Make sure you distinguinsh between color changes caused by dilution (the solution becomes paler because you are adding water) and a color shift from yellow to orange, or vice-versa.

Procedure:

Part I

1. Put approximately 1 mL (10 drops) of 0.1 M CrO₄^2-(aq) solution into one clean 13 x 100 mm test tube. Put about the same amount (10 drops) of 0.1 M Cr₂O₇^2- (aq) into a second test tube.

• Record the color of each solution
• Add 1 M HCl drop by drop (maximum of 5 drops) to each test tube and record the color change

2. Repeat the first part of step 1 with fresh solutions (you will now have four test tubes with colored solutions).

• Add 1 M NaOH drop by drop (maximum of 5 drops) to each test tube, and record the color change

3. To one of the tubes from step 1, add 1 M NaOH drop by drop (maximum of 10 drops), noting any change in color.

4. To one of the tubes from step 2, add 1 M HCl drop by drop (maximum of 10 drops), noting any change in color.

Part II.

5. Put approximately 1 mL (10 drops) of 0.1 M CrO₄^2-(aq) solution into one clean 13 x 100 mm test tube. Add 2 drops of 1 M NaOH (note: this will reduce the amount of H⁺ ions – what does this due to the amount of Cr₂O₇^2- (aq) ions present?). Add 0.1 M Ba⁺² (aq) ions drop by drop, until a change is noted.

6. Put approximately 1 mL (10 drops) of 0.1 M Cr₂O₇^2-(aq) solution into one clean 13 x 100 mm test tube. Add 2 drops of 1 M HCl (note: this will increase the amount of H⁺ ions -- what does this due to the amount of CrO₄^2- (aq) ions present?). Add 10 drops 0.1 M Ba⁺² (aq) ions drop by drop noting any changes.

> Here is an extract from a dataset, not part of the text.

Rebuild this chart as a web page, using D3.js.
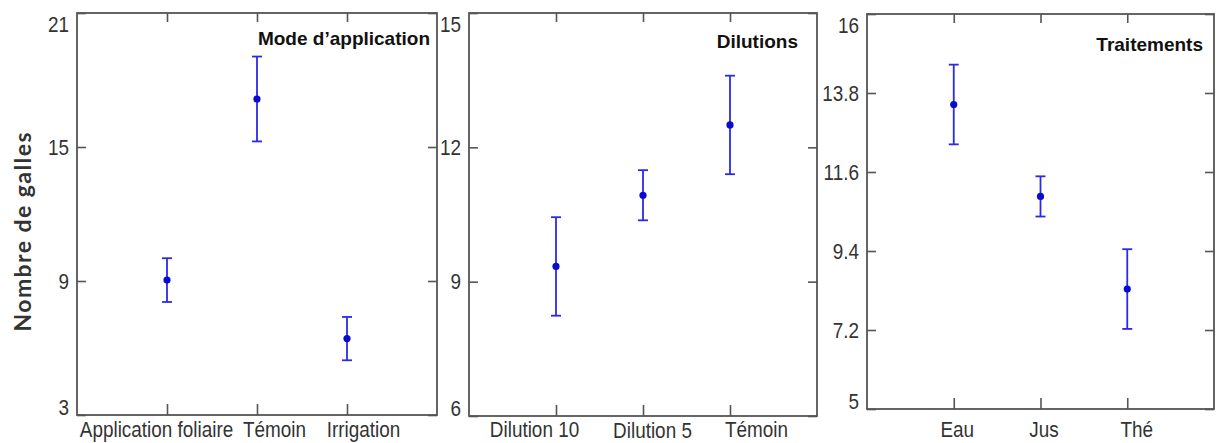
<!DOCTYPE html>
<html>
<head>
<meta charset="utf-8">
<script src="https://cdn.jsdelivr.net/npm/d3@7/dist/d3.min.js"></script>
<style>
  html, body { margin: 0; padding: 0; background: #ffffff; }
  svg { display: block; }
  .tick text { font-family: "Liberation Sans", Arial, sans-serif; font-size: 22px; fill: #333; }
  .tick line { stroke: #555; stroke-width: 1.6; }
  .frame { fill: none; stroke: #555; stroke-width: 1.8; }
  .title { font-family: "Liberation Sans", Arial, sans-serif; font-weight: bold; font-size: 19px; fill: #111; }
  .ylab { font-family: Lato, "Open Sans", sans-serif; font-weight: bold; font-size: 23px; fill: #333; }
</style>
</head>
<body>
<svg id="chart" width="1216" height="443"></svg>
<script>
// Mode d'application
const modeCategories = ["Application foliaire", "Témoin", "Irrigation"];
const modeMeans = [9.04, 17.15, 6.42];
const modeErrors = [0.98, 1.9, 0.97];
const modeTicks = [3, 9, 15, 21];

// Dilutions
const dilutionCategories = ["Dilution 10", "Dilution 5", "Témoin"];
const dilutionMeans = [9.34, 10.93, 12.5];
const dilutionErrors = [1.1, 0.56, 1.1];
const dilutionTicks = [6, 9, 12, 15];

// Traitements
const treatmentCategories = ["Eau", "Jus", "Thé"];
const treatmentMeans = [13.48, 10.92, 8.34];
const treatmentErrors = [1.11, 0.56, 1.11];
const treatmentTicks = [5, 7.2, 9.4, 11.6, 13.8, 16];

const panels = [
  { title: "Mode d’application", cats: modeCategories, means: modeMeans, errs: modeErrors, ticks: modeTicks,
    box: { x0: 77, x1: 437, y0: 13, y1: 415 }, titlePos: { dx: 7, y: 45 }, labelNudge: [-11, 17, 16], labelDrop: [0, 0, 0] },
  { title: "Dilutions", cats: dilutionCategories, means: dilutionMeans, errs: dilutionErrors, ticks: dilutionTicks,
    box: { x0: 469, x1: 817, y0: 13, y1: 416 }, titlePos: { dx: 19, y: 48 }, labelNudge: [-22, 9, 26], labelDrop: [0, 1, 0] },
  { title: "Traitements", cats: treatmentCategories, means: treatmentMeans, errs: treatmentErrors, ticks: treatmentTicks,
    box: { x0: 867, x1: 1214, y0: 14, y1: 409 }, titlePos: { dx: 11, y: 51 }, labelNudge: [3, 3, 9], labelDrop: [0, 0, 0] }
];

const svg = d3.select("#chart");
const fmt = d3.format("~g");
const barColor = "#2b2be6";
const dotColor = "#0a0ad0";
const squeeze = 0.86;           // condensed look for axis labels
const baseline = 437;           // category label baseline

panels.forEach(p => {
  const b = p.box;
  const W = b.x1 - b.x0, H = b.y1 - b.y0;
  const g = svg.append("g").attr("transform", `translate(${b.x0},${b.y0})`);

  const x = d3.scalePoint().domain(p.cats).range([0, W]).padding(1);
  const y = d3.scaleLinear().domain(d3.extent(p.ticks)).range([H, 0]);

  // left axis with inward ticks
  const left = g.append("g").call(d3.axisLeft(y).tickValues(p.ticks).tickFormat(fmt)
      .tickSizeInner(-9).tickSizeOuter(0).tickPadding(8));
  left.select(".domain").remove();
  const n = p.ticks.length;
  left.selectAll(".tick text")
    .attr("x", -8 / squeeze)
    .attr("transform", `scale(${squeeze},1)`)
    .attr("y", (d, i) => i === 0 ? -8 : (i === n - 1 ? 11 : 0));

  // right axis: inward ticks only
  const right = g.append("g").attr("transform", `translate(${W},0)`)
    .call(d3.axisRight(y).tickValues(p.ticks).tickFormat("").tickSizeInner(-9).tickSizeOuter(0));
  right.select(".domain").remove();

  // top axis: inward ticks only
  const top = g.append("g").call(d3.axisTop(x).tickFormat("").tickSizeInner(-9).tickSizeOuter(0));
  top.select(".domain").remove();

  // bottom axis with category labels
  const bottom = g.append("g").attr("transform", `translate(0,${H})`)
    .call(d3.axisBottom(x).tickSizeInner(-11).tickSizeOuter(0));
  bottom.select(".domain").remove();
  bottom.selectAll(".tick text")
    .attr("transform", `scale(${squeeze},1)`)
    .attr("x", (d, i) => p.labelNudge[i] / squeeze)
    .attr("dy", null)
    .attr("y", (d, i) => baseline - b.y1 + p.labelDrop[i]);

  // frame
  g.append("rect").attr("class", "frame").attr("x", 0).attr("y", 0).attr("width", W).attr("height", H);

  // title
  g.append("text").attr("class", "title").attr("text-anchor", "end")
    .attr("x", W - p.titlePos.dx).attr("y", p.titlePos.y - b.y0).text(p.title);

  // error bars
  const rows = p.cats.map((c, i) => ({ c, m: p.means[i], e: p.errs[i] }));
  const eb = g.append("g").selectAll("g").data(rows).join("g");
  eb.append("line").attr("x1", d => x(d.c)).attr("x2", d => x(d.c))
    .attr("y1", d => y(d.m - d.e)).attr("y2", d => y(d.m + d.e))
    .attr("stroke", barColor).attr("stroke-width", 1.8);
  [-1, 1].forEach(s => {
    eb.append("line").attr("x1", d => x(d.c) - 5).attr("x2", d => x(d.c) + 5)
      .attr("y1", d => y(d.m + s * d.e)).attr("y2", d => y(d.m + s * d.e))
      .attr("stroke", barColor).attr("stroke-width", 1.8);
  });
  eb.append("circle").attr("cx", d => x(d.c)).attr("cy", d => y(d.m)).attr("r", 3.6).attr("fill", dotColor);
});

// shared y-axis title
svg.append("text").attr("class", "ylab")
  .attr("transform", "translate(31,232) rotate(-90)")
  .attr("text-anchor", "middle")
  .attr("textLength", 199).attr("lengthAdjust", "spacing")
  .text("Nombre de galles");
</script>
</body>
</html>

7. To the test tube from step 5, add 1 M HCl drop by drop until a change is noted.

8. To the test tube from step 6, add 1 M NaOH drop by drop until a change is noted.

9. Put approximately 1 mL (10 drops) of 0.1 M CrO₄^2-(aq) solution into one clean 13 x 100 mm test tube, and the same amount of 0.1 M Cr₂O₇^2-(aq) into another. Add no acid or base to either test tube, but add about 5 drops of Ba⁺² (aq) solution to each. Record your observations.

Conclusion:

1. Create a table in your notebook, similar to the following. Use a blank row for each test that you carried out in part I.

Step	Change Introduced	Reaction Response
		2 CrO42- (aq)	+ 2 H+(aq)		Cr2O72- (aq)	+ H2O (l)
1
2
etc.

Use arrows (up or down) for each change that results.  Remember that in a chemical equation, everything on the same side of the equilibrium symbol must respond in the same way.  So if you can see a visible increase in the orange color, you will put an up arrow in the Cr₂O₇^2- (aq) column.  Although you can't see it, since the amount is very small compared to the amount of water present, there must also be an increase in the amount of H₂O (l), so it will also have an up arrow. 

2. Explain each color change that occurs by referring to the above table, and explaining what is going on using Le Chatelier’s principle.

3. Using evidence from the addition of Ba+2 ions, and the table you have prepared in conclusion question 1, explain the results of the precipitation reaction. Explain why HCl or NaOH were added, and why they effect the precipitation reaction.

4. Using results from the final step in the procedure, explain how these results prove that this reaction is truly an equilibrium.